Stored data:

_____

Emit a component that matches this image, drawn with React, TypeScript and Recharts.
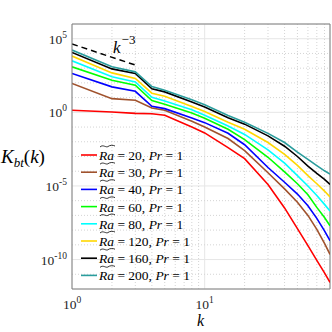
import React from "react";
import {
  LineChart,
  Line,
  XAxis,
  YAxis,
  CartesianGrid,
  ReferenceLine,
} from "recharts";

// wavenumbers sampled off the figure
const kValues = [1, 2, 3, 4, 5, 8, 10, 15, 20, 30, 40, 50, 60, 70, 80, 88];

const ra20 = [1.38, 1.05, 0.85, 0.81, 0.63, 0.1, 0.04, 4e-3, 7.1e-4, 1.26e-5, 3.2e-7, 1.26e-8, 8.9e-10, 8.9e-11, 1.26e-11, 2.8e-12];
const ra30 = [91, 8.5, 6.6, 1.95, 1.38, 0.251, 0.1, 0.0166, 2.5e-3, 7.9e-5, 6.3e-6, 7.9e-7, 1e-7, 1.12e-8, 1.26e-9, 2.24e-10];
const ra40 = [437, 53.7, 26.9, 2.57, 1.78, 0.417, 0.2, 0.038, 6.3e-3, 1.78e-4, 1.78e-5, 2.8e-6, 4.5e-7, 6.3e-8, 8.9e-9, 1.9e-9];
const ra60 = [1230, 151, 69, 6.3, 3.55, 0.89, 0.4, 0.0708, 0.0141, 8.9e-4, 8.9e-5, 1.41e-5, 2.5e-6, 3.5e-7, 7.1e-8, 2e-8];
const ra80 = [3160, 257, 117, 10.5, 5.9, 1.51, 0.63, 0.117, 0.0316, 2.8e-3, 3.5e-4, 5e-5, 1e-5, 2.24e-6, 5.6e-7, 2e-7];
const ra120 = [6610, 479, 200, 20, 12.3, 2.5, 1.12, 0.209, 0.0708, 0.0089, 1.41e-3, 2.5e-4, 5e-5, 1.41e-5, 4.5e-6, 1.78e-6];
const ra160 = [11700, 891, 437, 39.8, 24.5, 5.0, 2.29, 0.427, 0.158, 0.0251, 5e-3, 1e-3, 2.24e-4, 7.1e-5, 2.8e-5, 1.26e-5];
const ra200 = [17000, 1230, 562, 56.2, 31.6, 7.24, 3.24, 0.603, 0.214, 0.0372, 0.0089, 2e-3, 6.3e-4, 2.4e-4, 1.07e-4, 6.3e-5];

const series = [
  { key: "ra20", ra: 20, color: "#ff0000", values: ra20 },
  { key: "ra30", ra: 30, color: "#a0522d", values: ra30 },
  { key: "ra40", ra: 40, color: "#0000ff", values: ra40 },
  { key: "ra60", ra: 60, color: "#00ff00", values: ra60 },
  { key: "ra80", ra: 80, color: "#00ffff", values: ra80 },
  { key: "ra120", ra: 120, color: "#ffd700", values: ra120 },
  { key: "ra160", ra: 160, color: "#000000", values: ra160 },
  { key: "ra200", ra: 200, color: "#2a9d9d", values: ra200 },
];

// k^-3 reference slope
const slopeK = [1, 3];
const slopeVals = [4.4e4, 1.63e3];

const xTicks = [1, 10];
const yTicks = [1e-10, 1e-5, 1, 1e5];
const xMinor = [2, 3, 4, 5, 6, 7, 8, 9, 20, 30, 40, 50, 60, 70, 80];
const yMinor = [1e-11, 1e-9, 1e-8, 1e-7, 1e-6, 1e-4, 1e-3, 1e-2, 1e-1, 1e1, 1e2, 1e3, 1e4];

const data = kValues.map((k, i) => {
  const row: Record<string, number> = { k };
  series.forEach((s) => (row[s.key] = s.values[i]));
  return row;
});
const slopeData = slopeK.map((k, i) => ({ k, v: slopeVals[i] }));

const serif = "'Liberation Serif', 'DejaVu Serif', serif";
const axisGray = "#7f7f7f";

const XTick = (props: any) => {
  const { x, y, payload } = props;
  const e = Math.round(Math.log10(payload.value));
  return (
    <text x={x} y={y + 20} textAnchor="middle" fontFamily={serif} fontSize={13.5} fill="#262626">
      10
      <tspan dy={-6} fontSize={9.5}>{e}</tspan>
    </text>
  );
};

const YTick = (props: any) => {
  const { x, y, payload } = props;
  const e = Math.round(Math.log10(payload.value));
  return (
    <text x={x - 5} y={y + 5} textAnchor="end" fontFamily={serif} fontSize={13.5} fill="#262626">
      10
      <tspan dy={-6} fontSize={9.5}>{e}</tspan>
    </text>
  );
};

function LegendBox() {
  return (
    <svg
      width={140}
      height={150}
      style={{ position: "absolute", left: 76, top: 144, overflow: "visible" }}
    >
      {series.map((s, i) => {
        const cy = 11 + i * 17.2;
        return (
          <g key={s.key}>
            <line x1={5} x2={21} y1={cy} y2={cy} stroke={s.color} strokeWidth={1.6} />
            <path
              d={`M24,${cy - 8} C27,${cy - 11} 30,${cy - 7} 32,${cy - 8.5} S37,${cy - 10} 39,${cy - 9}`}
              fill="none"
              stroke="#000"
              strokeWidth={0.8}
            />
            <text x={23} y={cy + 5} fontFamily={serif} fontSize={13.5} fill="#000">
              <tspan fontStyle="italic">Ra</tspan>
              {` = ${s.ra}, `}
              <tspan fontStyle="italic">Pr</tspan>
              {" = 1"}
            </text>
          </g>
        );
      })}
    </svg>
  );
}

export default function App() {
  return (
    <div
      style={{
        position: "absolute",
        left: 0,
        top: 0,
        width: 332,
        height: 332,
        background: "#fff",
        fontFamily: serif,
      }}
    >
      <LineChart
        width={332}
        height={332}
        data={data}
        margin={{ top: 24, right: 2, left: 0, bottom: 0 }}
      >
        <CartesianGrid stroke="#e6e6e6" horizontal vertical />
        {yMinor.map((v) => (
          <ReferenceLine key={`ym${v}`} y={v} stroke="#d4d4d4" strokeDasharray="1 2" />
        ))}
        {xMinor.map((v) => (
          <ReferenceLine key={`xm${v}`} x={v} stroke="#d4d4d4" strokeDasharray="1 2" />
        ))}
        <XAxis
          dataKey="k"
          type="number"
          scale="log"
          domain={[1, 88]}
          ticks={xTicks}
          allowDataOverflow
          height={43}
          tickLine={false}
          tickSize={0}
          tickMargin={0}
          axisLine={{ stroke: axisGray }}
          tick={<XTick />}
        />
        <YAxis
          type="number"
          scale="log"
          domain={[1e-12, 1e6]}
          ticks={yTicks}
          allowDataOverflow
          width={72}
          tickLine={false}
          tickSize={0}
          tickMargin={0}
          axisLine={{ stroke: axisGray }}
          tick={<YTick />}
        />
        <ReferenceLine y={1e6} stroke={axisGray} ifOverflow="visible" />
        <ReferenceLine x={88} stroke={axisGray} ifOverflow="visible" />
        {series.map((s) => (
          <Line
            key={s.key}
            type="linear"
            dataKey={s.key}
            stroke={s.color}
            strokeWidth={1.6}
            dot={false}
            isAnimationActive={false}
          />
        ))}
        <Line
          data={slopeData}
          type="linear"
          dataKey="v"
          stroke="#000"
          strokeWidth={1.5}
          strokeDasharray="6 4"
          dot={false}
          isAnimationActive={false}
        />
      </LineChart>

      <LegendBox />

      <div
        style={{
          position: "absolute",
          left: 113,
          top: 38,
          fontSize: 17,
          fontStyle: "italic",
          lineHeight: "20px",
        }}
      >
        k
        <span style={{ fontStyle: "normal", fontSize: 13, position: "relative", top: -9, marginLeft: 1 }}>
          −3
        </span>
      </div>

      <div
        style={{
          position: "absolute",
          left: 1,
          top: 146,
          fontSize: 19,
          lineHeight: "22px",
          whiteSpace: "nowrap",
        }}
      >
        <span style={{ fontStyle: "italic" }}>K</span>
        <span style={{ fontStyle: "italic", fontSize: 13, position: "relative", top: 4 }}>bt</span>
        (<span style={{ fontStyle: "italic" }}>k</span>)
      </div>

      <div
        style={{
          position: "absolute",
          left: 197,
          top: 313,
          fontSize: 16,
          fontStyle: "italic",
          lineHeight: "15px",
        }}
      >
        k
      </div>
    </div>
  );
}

_____

Problem: Restate the data word for word from its first line through the line with "70, 80, 88];", leaving out any picture along the way.

The completed task:
Emit a component that matches this image, drawn with React, TypeScript and Recharts.
import React from "react";
import {
  LineChart,
  Line,
  XAxis,
  YAxis,
  CartesianGrid,
  ReferenceLine,
} from "recharts";

// wavenumbers sampled off the figure
const kValues = [1, 2, 3, 4, 5, 8, 10, 15, 20, 30, 40, 50, 60, 70, 80, 88];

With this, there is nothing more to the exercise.